While living in England, Baldwin wrote memoranda for the India Board of merchants, emphasising the importance of influence in Egypt to trade with India and the Middle East and the risk to British interests if France was allowed to dominate Egyptian trade. His advice was not taken up and no resources were deployed to the region until 1786, when a license was issued that allowed French merchants to make use of the Red Sea. In response, Baldwin was sent to negotiate similar licenses for British merchants and observe French activities. While there he deepened his interest in magnetic therapy, holding sessions with an Italian poet to investigate the effects of magnetism on the unconscious. When the French Revolutionary Wars broke out between Britain and France in 1793, Baldwin was able to forward the message to the British government in India, which could then take action against French territories there. In 1796 he investigated unsuccessful French efforts to persuade the Egyptian rulers to allow French armies safe passage through their territory on their way to India.
Despite his efforts, the British government terminated his post in 1793, although the message did not reach him until 1796. Frustrated, Baldwin left Cairo and thus was not present during the Mediterranean campaign of 1798, when a British force under Sir Horatio Nelson was unable to gain audience with the Egyptian government to warn of the impending attack, as they had no ambassador. When the French invaded Egypt, Baldwin left the country and travelled Europe before taking up residence in Florence. After the Battle of Marengo he moved to Naples and from there assisted with the planning of the British counter-invasion of Egypt and travelled with the army as a logistical officer, witnessing the successful campaign and securing local sources of supplies from his contacts in the country.
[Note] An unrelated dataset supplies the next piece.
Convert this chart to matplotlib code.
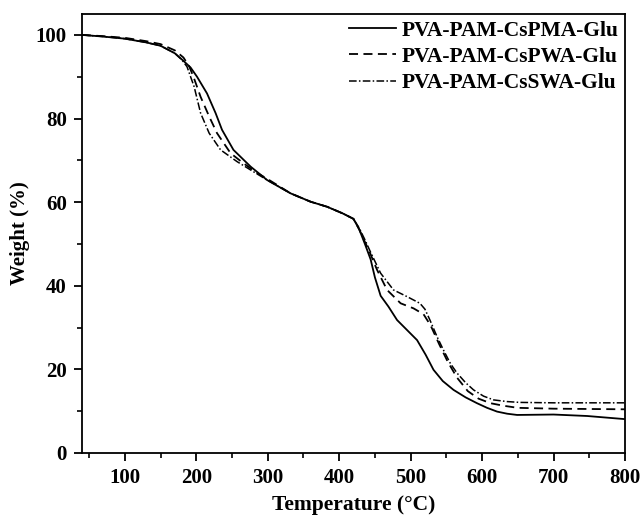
import numpy as np
import matplotlib
matplotlib.use("Agg")
import matplotlib.pyplot as plt
from matplotlib.ticker import MultipleLocator

plt.rcParams['font.family'] = ['Liberation Serif', 'DejaVu Serif']
plt.rcParams['font.weight'] = 'bold'

# TGA curves
temp_pma = [40, 70, 100, 130, 150, 170, 182, 192, 201, 215, 227, 236, 252, 276, 299, 332, 360, 383, 405, 420,
            428, 436, 444, 450, 458, 469, 481, 495, 509, 521, 532, 545, 560, 577, 593, 607, 621, 635, 649, 675,
            700, 747, 800]
w_pma = [100, 99.6, 99.1, 98.2, 97.4, 95.6, 93.8, 92.2, 90, 86, 81.3, 77.3, 72.5, 68.5, 65.3, 62.1, 60.1, 58.9, 57.3, 56,
         53.5, 50, 46.3, 42, 37.6, 35, 31.8, 29.4, 27, 23.5, 19.9, 17.2, 15.1, 13.3, 11.9, 10.8, 9.9, 9.4, 9.1, 9.15,
         9.2, 8.85, 8.1]

temp_pwa = [40, 70, 100, 130, 150, 170, 182, 190, 196, 206, 218, 229, 248, 266, 285, 300, 332, 360, 383, 405,
            420, 428, 436, 444, 453, 467, 486, 504, 518, 528, 540, 552, 565, 580, 595, 612, 630, 650, 700, 800]
w_pwa = [100, 99.7, 99.3, 98.5, 97.8, 96.3, 94.6, 92.5, 90, 85.2, 80.5, 76.5, 71.7, 69.3, 67, 65.5, 62.1, 60.1, 58.9, 57.3,
         56, 53.5, 50.5, 47.5, 43.8, 39, 35.8, 34.6, 33.2, 30.5, 26, 21.8, 18, 14.8, 13, 11.9, 11.3, 10.8, 10.6, 10.45]

temp_swa = [40, 70, 100, 130, 150, 170, 180, 187, 197, 206, 218, 234, 257, 276, 300, 332, 360, 383, 405, 420,
            428, 436, 444, 458, 476, 495, 513, 520, 527, 537, 546, 556, 565, 577, 588, 602, 616, 635, 653, 700, 800]
w_swa = [100, 99.6, 99.1, 98.2, 97.4, 95.6, 94, 92.4, 87.6, 81.3, 76.5, 72.5, 69.7, 67.7, 65.2, 62.1, 60.1, 58.9, 57.3, 56,
         53.8, 51, 48, 43, 39, 37.4, 35.8, 34.4, 31.8, 27.8, 24.6, 21.3, 19.1, 16.8, 15.1, 13.6, 12.7, 12.3, 12.1, 12, 12]

labels = ['PVA-PAM-CsPMA-Glu', 'PVA-PAM-CsPWA-Glu', 'PVA-PAM-CsSWA-Glu']

fig = plt.figure(figsize=(6.42, 5.15), dpi=100)
ax = fig.add_axes([0.1277, 0.1204, 0.8458, 0.8524])

ax.plot(temp_pma, w_pma, color='black', lw=1.3, ls='-', label=labels[0])
ax.plot(temp_pwa, w_pwa, color='black', lw=1.3, ls=(0, (5, 3)), label=labels[1])
ax.plot(temp_swa, w_swa, color='black', lw=1.1, ls=(0, (5, 1.5, 1, 1.5)), label=labels[2])

ax.set_xlim(40, 800)
ax.set_ylim(0, 105)
ax.xaxis.set_major_locator(MultipleLocator(100))
ax.xaxis.set_minor_locator(MultipleLocator(50))
ax.yaxis.set_major_locator(MultipleLocator(20))
ax.yaxis.set_minor_locator(MultipleLocator(10))
ax.tick_params(which='major', direction='out', length=6, width=1.3, labelsize=15, pad=5)
ax.tick_params(which='minor', direction='out', length=3.5, width=1.2)
for s in ax.spines.values():
    s.set_linewidth(1.3)

ax.set_xlabel('Temperature (°C)', fontsize=15.5, fontweight='bold', labelpad=5)
ax.set_ylabel('Weight (%)', fontsize=15, fontweight='bold', labelpad=4)

ax.legend(loc='upper right', frameon=False, fontsize=15.5, handlelength=2.2,
          handletextpad=0.25, labelspacing=0.29, borderaxespad=0.15, borderpad=0.15)

plt.savefig('out.png', dpi=100)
In May 1801 Baldwin returned to London and settled there, continuing his studies in magnetic theory, which by this time had been dismissed as pseudoscience. As a result, Baldwin was ridiculed and although he published a number of works on the subject in 1801 and 1802, he did not write again until 1811, when his research was privately printed. He died in 1826 in Earl's Court and his art collection was sold at Christie's in 1828.